Kısaca anlatmak gerekirse, 1940 lardan 1980'lere kadar ülkeyi yöneten kominist lider Mao, ülkede büyük atılım yapmak istemiş ve şuursuzca bir sanayi devrimi yaratmıştır. Köylüleri tarımdan uzaklaştırıp sanayide çalışmaya zorlamıştır.
1960'ların başında az yağışlar nedeniyle hasadın az olmasını bahane ederek kuşlar ve fareler gibi hayvanların yok edilmesi için kampanya başlatmıştır. Hasatı yediğini düşündükleri hayvanları yıllar boyunca katleden hükümet, halkın açlık ve sefalete sürüklenmesine ön ayak olmuştur. Doğanın dengesini bozduklarından haberleri yoktu.
Tarımda çalışan insanların az olması, hasadın yetersizliği ve hükümetin bir çok köye yiyecek yardımını kesmesi açlıktan ölümleri de beraberinde getirmiştir.
Mao'nun yanlıştan geri adım atmaması sonucu, halk etrafta bulunan hayvanları avlamaya başlamış fakat bir süre sonra avlayacak böcek bile kalmadığı bir dönem ortaya çıkmıştır.
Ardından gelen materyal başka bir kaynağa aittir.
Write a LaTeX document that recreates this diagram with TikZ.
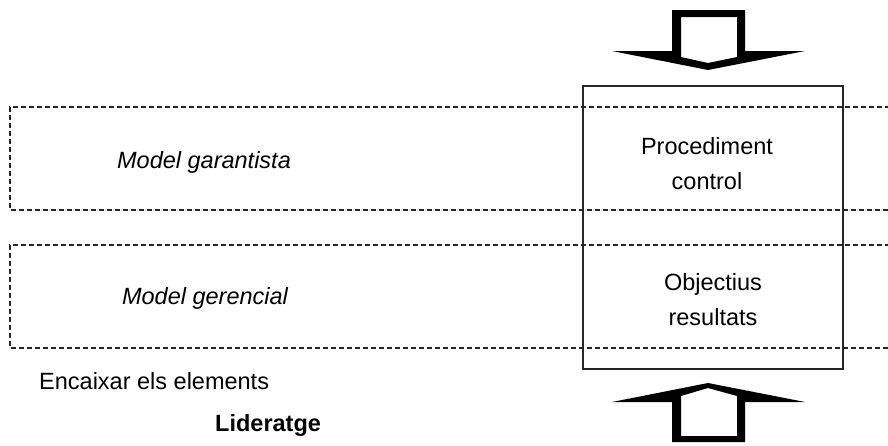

Artık yiyecek bir şey bulamayan insanlar hayatta kalmak için kendi ölülerini yemeye başlamıştır. Fakat bu da, nufüs için yeterli değildir. Çoğu insan sarı renkli kil yiyerek hayatta kalmaya çalışmıştır. İşler öyle bir hal almıştır ki, bulduğunuz bir yiyeceği pişirmeye kalkarsanız diğer insanlar gelip elinizden alabilirler diye hemen hemen herşeyi çiğ tüketmeye başlamışlardır.
Ebeveynler çocuklarına çiğ hayvan ve bitki tüketmeyi öğretmişlerdir ki, çocukları açlıktan ölmesin.
Doğanın tekrar yıllar sonra dengelenmesi ile kıtlık yavaş yavaş kaybolmuş ama 45 milyon kişi açlıktan ölmüştür ama Çinliler bu olayın tekrarlanabileceğini ve hiç bir ülkenin onlara yardım etmeyeceğini bildiklerinden hâlâ kuşaklar boyunca çocuklarına, buldukları herşeyi yemeyi öğretmektedir. Bu acı olay Çin'in bir kültürü haline gelmiştir.
Aurıca, bir lider seçmenin ne kadar önemli olduğunun en büyük kanıtıdır.